== TASK TO CARRY OUT ==
Look through the lines below and extract each one that contains "size".

=====

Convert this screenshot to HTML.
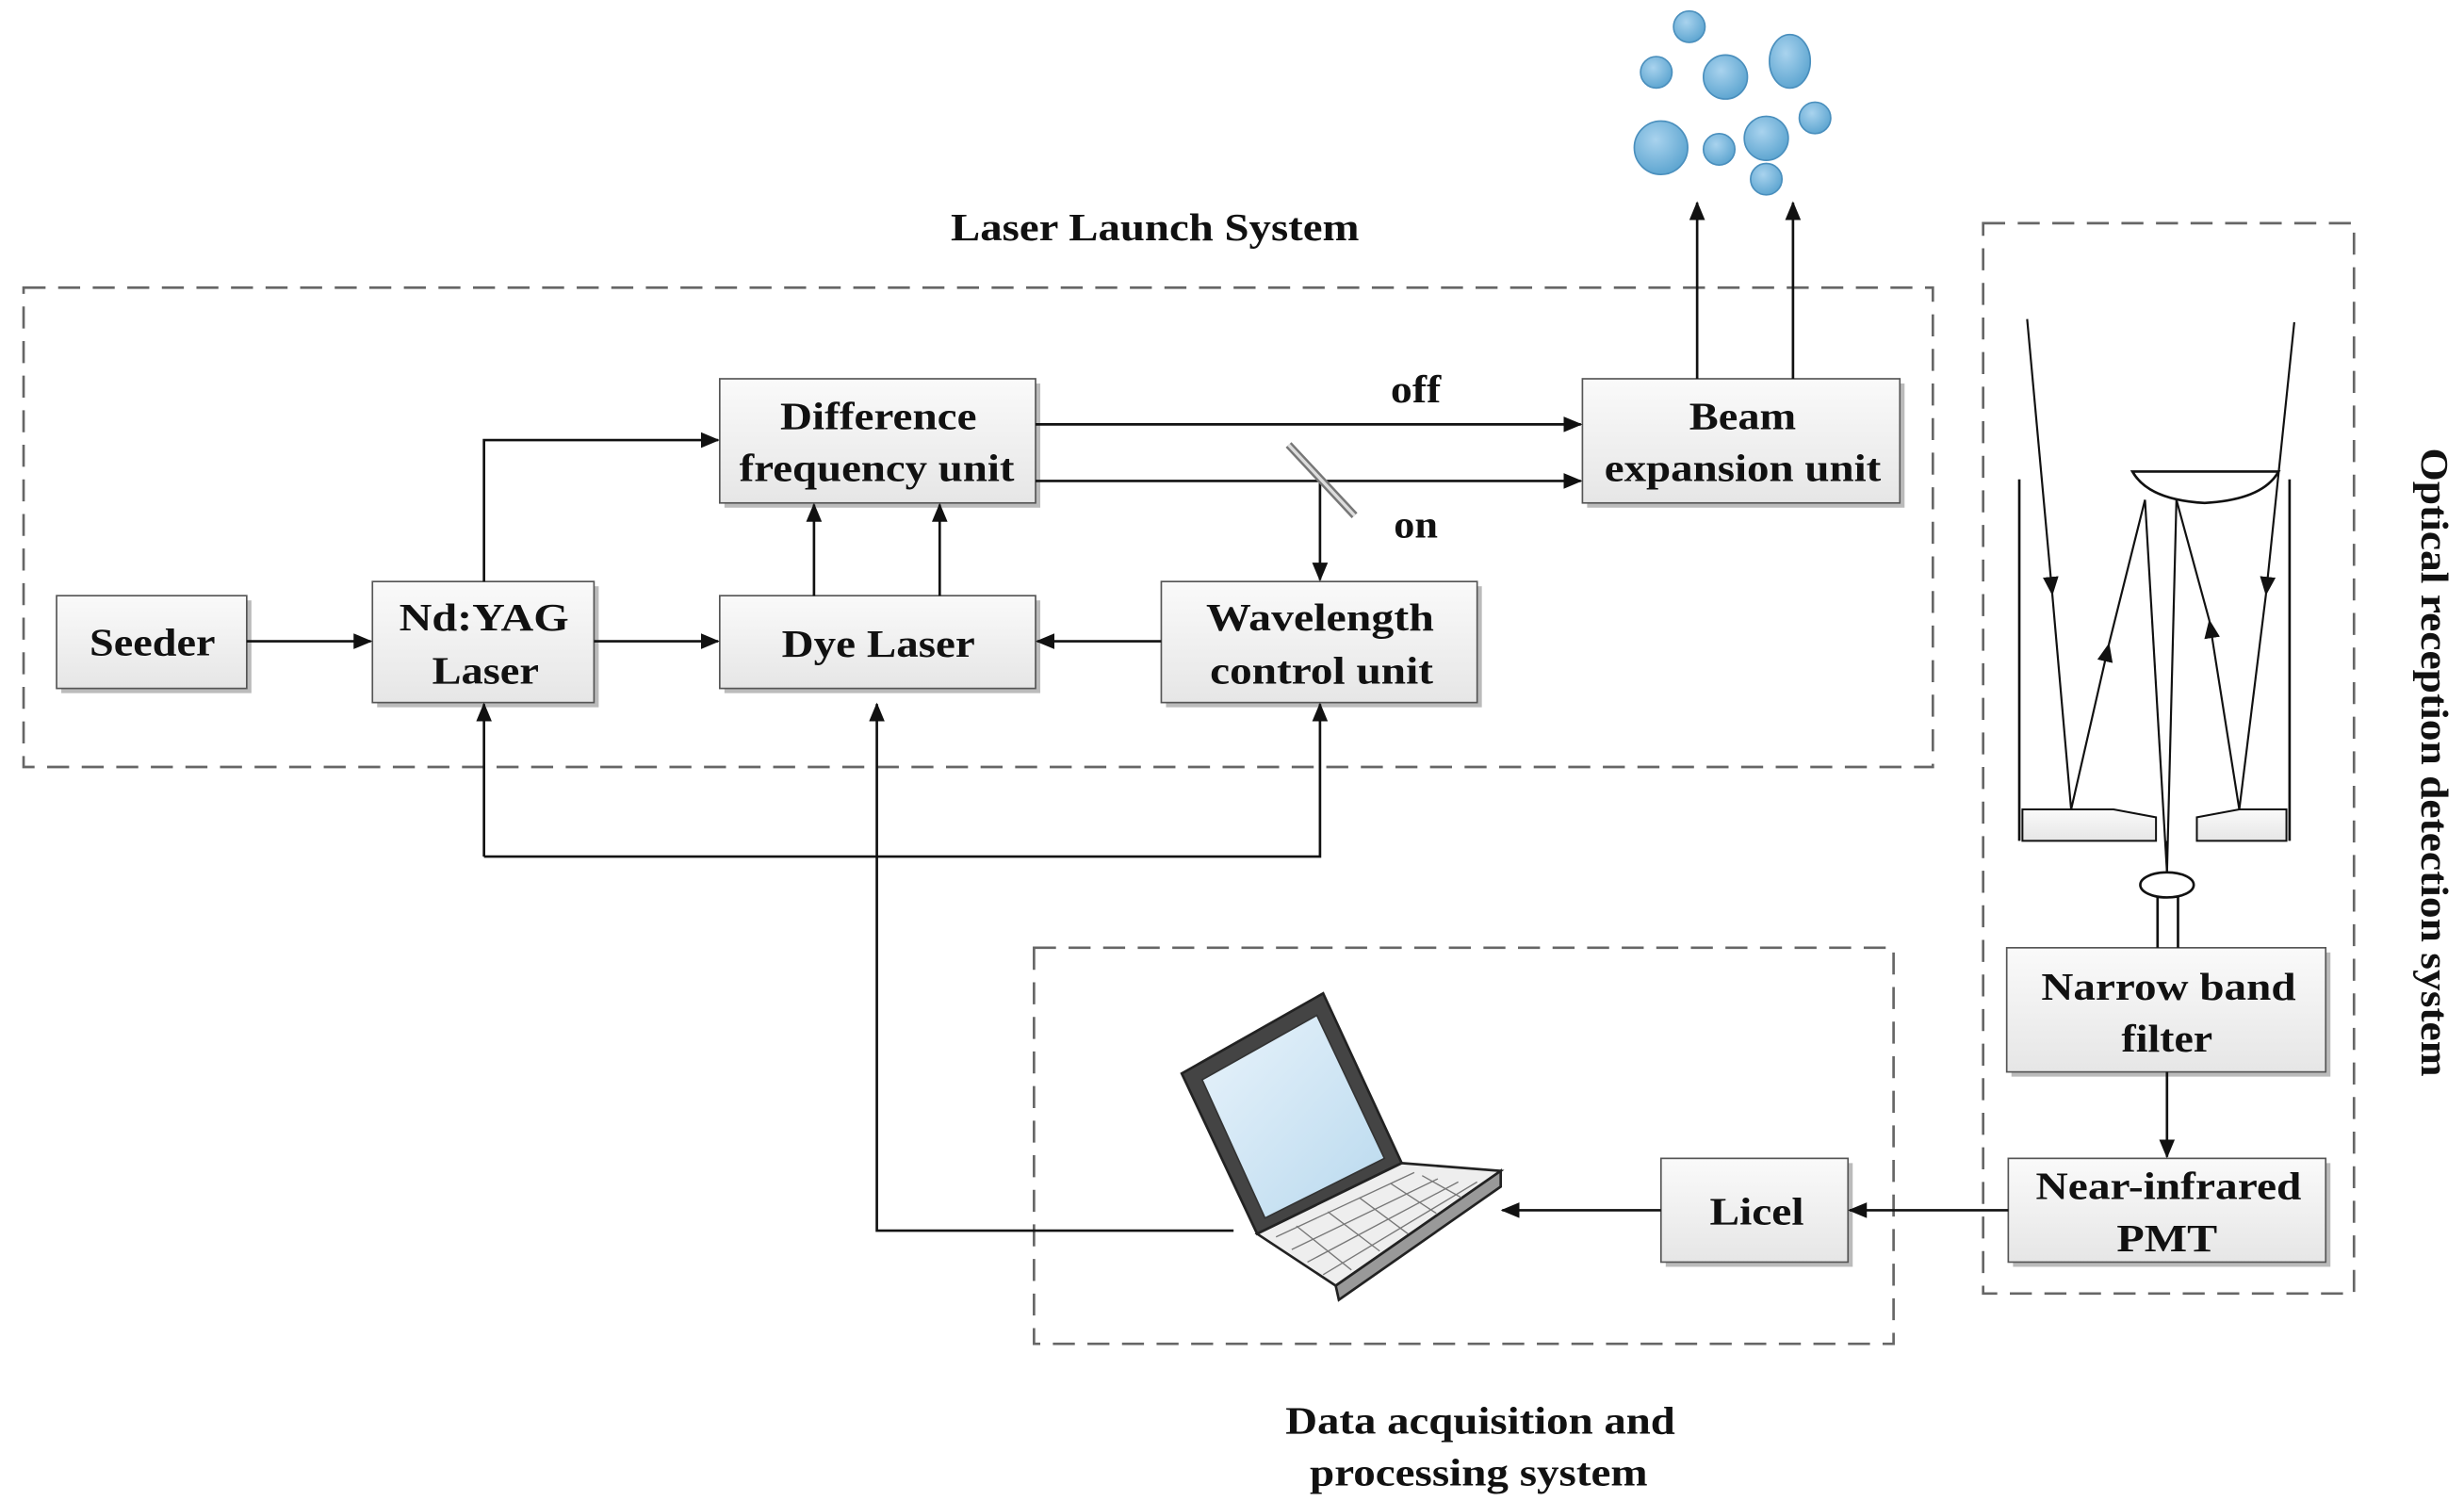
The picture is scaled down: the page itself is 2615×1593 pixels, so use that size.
<!DOCTYPE html>
<html><head><meta charset="utf-8"><style>
html,body{margin:0;padding:0;background:#fff;}
svg{display:block;}
text{font-family:"Liberation Serif",serif;font-weight:bold;fill:#111;}
</style></head><body>
<svg width="2615" height="1593" viewBox="0 0 1568 955" preserveAspectRatio="none" xmlns="http://www.w3.org/2000/svg">
<defs>
<linearGradient id="g" x1="0" y1="0" x2="0" y2="1"><stop offset="0" stop-color="#fafafa"/><stop offset="1" stop-color="#e6e6e6"/></linearGradient>
<radialGradient id="b" cx="0.4" cy="0.35" r="0.7"><stop offset="0" stop-color="#a9d3ee"/><stop offset="1" stop-color="#5aa3cf"/></radialGradient>
<linearGradient id="scr" x1="0" y1="0" x2="1" y2="1"><stop offset="0" stop-color="#e8f3fb"/><stop offset="1" stop-color="#b9d9ee"/></linearGradient>
<marker id="a" markerWidth="12" markerHeight="10" refX="11" refY="5" orient="auto" markerUnits="userSpaceOnUse"><path d="M0,0 L12,5 L0,10 Z" fill="#111"/></marker>
</defs>
<g fill="none" stroke="#666" stroke-width="1.6" stroke-dasharray="14,8">
<rect x="15" y="183" width="1215" height="305"/>
<rect x="658" y="603" width="547" height="252"/>
<rect x="1262" y="142" width="236" height="681"/>
</g>
<g stroke="#555" stroke-width="1" fill="url(#g)">
<rect x="461" y="244" width="201" height="79" fill="#bbb" stroke="none"/>
<rect x="458" y="241" width="201" height="79"/>
<rect x="1010" y="244" width="202" height="79" fill="#bbb" stroke="none"/>
<rect x="1007" y="241" width="202" height="79"/>
<rect x="39" y="382" width="121" height="59" fill="#bbb" stroke="none"/>
<rect x="36" y="379" width="121" height="59"/>
<rect x="240" y="373" width="141" height="77" fill="#bbb" stroke="none"/>
<rect x="237" y="370" width="141" height="77"/>
<rect x="461" y="382" width="201" height="59" fill="#bbb" stroke="none"/>
<rect x="458" y="379" width="201" height="59"/>
<rect x="742" y="373" width="201" height="77" fill="#bbb" stroke="none"/>
<rect x="739" y="370" width="201" height="77"/>
<rect x="1060" y="740" width="119" height="66" fill="#bbb" stroke="none"/>
<rect x="1057" y="737" width="119" height="66"/>
<rect x="1280" y="606" width="203" height="79" fill="#bbb" stroke="none"/>
<rect x="1277" y="603" width="203" height="79"/>
<rect x="1281" y="740" width="202" height="66" fill="#bbb" stroke="none"/>
<rect x="1278" y="737" width="202" height="66"/>
</g>
<g font-size="25" text-anchor="middle" lengthAdjust="spacingAndGlyphs">
<text x="735" y="153" textLength="260" lengthAdjust="spacingAndGlyphs">Laser Launch System</text>
<text x="559" y="273" textLength="125" lengthAdjust="spacingAndGlyphs">Difference</text>
<text x="558" y="306" textLength="175" lengthAdjust="spacingAndGlyphs">frequency unit</text>
<text x="1109" y="273" textLength="68" lengthAdjust="spacingAndGlyphs">Beam</text>
<text x="1109" y="306" textLength="176" lengthAdjust="spacingAndGlyphs">expansion unit</text>
<text x="97" y="417" textLength="80" lengthAdjust="spacingAndGlyphs">Seeder</text>
<text x="308" y="401" textLength="108" lengthAdjust="spacingAndGlyphs">Nd:YAG</text>
<text x="309" y="435" textLength="68" lengthAdjust="spacingAndGlyphs">Laser</text>
<text x="559" y="418" textLength="123" lengthAdjust="spacingAndGlyphs">Dye Laser</text>
<text x="840" y="401" textLength="145" lengthAdjust="spacingAndGlyphs">Wavelength</text>
<text x="841" y="435" textLength="142" lengthAdjust="spacingAndGlyphs">control unit</text>
<text x="901" y="256" textLength="32" lengthAdjust="spacingAndGlyphs">off</text>
<text x="901" y="342" textLength="28" lengthAdjust="spacingAndGlyphs">on</text>
<text x="1118" y="779" textLength="60" lengthAdjust="spacingAndGlyphs">Licel</text>
<text x="1380" y="636" textLength="162" lengthAdjust="spacingAndGlyphs">Narrow band</text>
<text x="1379" y="669" textLength="58" lengthAdjust="spacingAndGlyphs">filter</text>
<text x="1380" y="763" textLength="169" lengthAdjust="spacingAndGlyphs">Near-infrared</text>
<text x="1379" y="796" textLength="64" lengthAdjust="spacingAndGlyphs">PMT</text>
<text x="942" y="912" textLength="248" lengthAdjust="spacingAndGlyphs">Data acquisition and</text>
<text x="941" y="945" textLength="215" lengthAdjust="spacingAndGlyphs">processing system</text>
<text transform="translate(1541,485) rotate(90)" textLength="400" lengthAdjust="spacingAndGlyphs">Optical reception detection system</text>
</g>
<g stroke="#111" stroke-width="1.6" fill="none" marker-end="url(#a)">
<line x1="157" y1="408" x2="236" y2="408"/>
<line x1="378" y1="408" x2="457" y2="408"/>
<line x1="739" y1="408" x2="660" y2="408"/>
<polyline points="308,370 308,280 457,280"/>
<line x1="518" y1="379" x2="518" y2="321"/>
<line x1="598" y1="379" x2="598" y2="321"/>
<line x1="659" y1="270" x2="1006" y2="270"/>
<line x1="659" y1="306" x2="1006" y2="306"/>
<line x1="840" y1="306" x2="840" y2="369"/>
<line x1="1080" y1="241" x2="1080" y2="129"/>
<line x1="1141" y1="241" x2="1141" y2="129"/>
<polyline points="308,545 308,448"/>
<polyline points="308,545 840,545 840,448"/>
<polyline points="785,783 558,783 558,448"/>
<line x1="1057" y1="770" x2="956" y2="770"/>
<line x1="1278" y1="770" x2="1177" y2="770"/>
<line x1="1379" y1="682" x2="1379" y2="736"/>
</g>
<line x1="820" y1="283" x2="862" y2="328" stroke="#777" stroke-width="5"/>
<line x1="820" y1="283" x2="862" y2="328" stroke="#ddd" stroke-width="2"/>
<g fill="url(#b)" stroke="#4a8fbd" stroke-width="1">
<circle cx="1075" cy="17" r="10"/>
<circle cx="1054" cy="46" r="10"/>
<circle cx="1098" cy="49" r="14"/>
<ellipse cx="1139" cy="39" rx="13" ry="17"/>
<circle cx="1057" cy="94" r="17"/>
<circle cx="1094" cy="95" r="10"/>
<circle cx="1124" cy="88" r="14"/>
<circle cx="1155" cy="75" r="10"/>
<circle cx="1124" cy="114" r="10"/>
</g>
<g stroke="#111" stroke-width="1.6" fill="none">
<line x1="1285" y1="305" x2="1285" y2="535"/>
<line x1="1457" y1="305" x2="1457" y2="535"/>
<path d="M1357,300 L1450,300 Q1440,318 1403,320 Q1367,318 1357,300 Z" fill="#fff"/>
<path d="M1287,515 L1345,515 L1372,520 L1372,535 L1287,535 Z" fill="url(#g)" stroke-width="1.2"/>
<path d="M1398,520 L1425,515 L1455,515 L1455,535 L1398,535 Z" fill="url(#g)" stroke-width="1.2"/>
<line x1="1373" y1="570" x2="1373" y2="603"/>
<line x1="1386" y1="570" x2="1386" y2="603"/>
<ellipse cx="1379" cy="563" rx="17" ry="8" fill="#fff"/>
<line x1="1379" y1="535" x2="1379" y2="555" stroke-width="1"/>
<g stroke-width="1.3" marker-end="url(#a)">
<line x1="1290" y1="203" x2="1306" y2="378"/>
<line x1="1318" y1="515" x2="1342" y2="410"/>
<line x1="1460" y1="205" x2="1442" y2="378"/>
<line x1="1425" y1="515" x2="1406" y2="395"/>
</g>
<g stroke-width="1.3">
<line x1="1306" y1="378" x2="1318" y2="515"/>
<line x1="1342" y1="410" x2="1365" y2="318"/>
<line x1="1365" y1="318" x2="1379" y2="555"/>
<line x1="1442" y1="378" x2="1425" y2="515"/>
<line x1="1406" y1="395" x2="1385" y2="318"/>
<line x1="1385" y1="318" x2="1379" y2="555"/>
</g>
</g>
<g stroke="#222" stroke-width="1.6">
<path d="M752,683 L842,632 L892,740 L800,785 Z" fill="#444"/>
<path d="M765,687 L838,646 L881,737 L805,775 Z" fill="url(#scr)" stroke="#333" stroke-width="1"/>
<path d="M800,785 L892,740 L955,745 L850,818 Z" fill="#eee"/>
<path d="M850,818 L955,745 L955,755 L852,827 Z" fill="#999"/>
<g stroke="#777" stroke-width="0.8">
<line x1="812" y1="787" x2="900" y2="746"/>
<line x1="822" y1="795" x2="915" y2="750"/>
<line x1="832" y1="803" x2="928" y2="752"/>
<line x1="842" y1="811" x2="940" y2="752"/>
<line x1="825" y1="780" x2="860" y2="808"/>
<line x1="845" y1="771" x2="878" y2="796"/>
<line x1="865" y1="762" x2="896" y2="785"/>
<line x1="885" y1="753" x2="914" y2="772"/>
<line x1="905" y1="748" x2="930" y2="762"/>
</g>
</g>
</svg>
</body></html>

=====

== WRITTEN SOLUTION ==
The picture is scaled down: the page itself is 2615×1593 pixels, so use that size.
<g font-size="25" text-anchor="middle" lengthAdjust="spacingAndGlyphs">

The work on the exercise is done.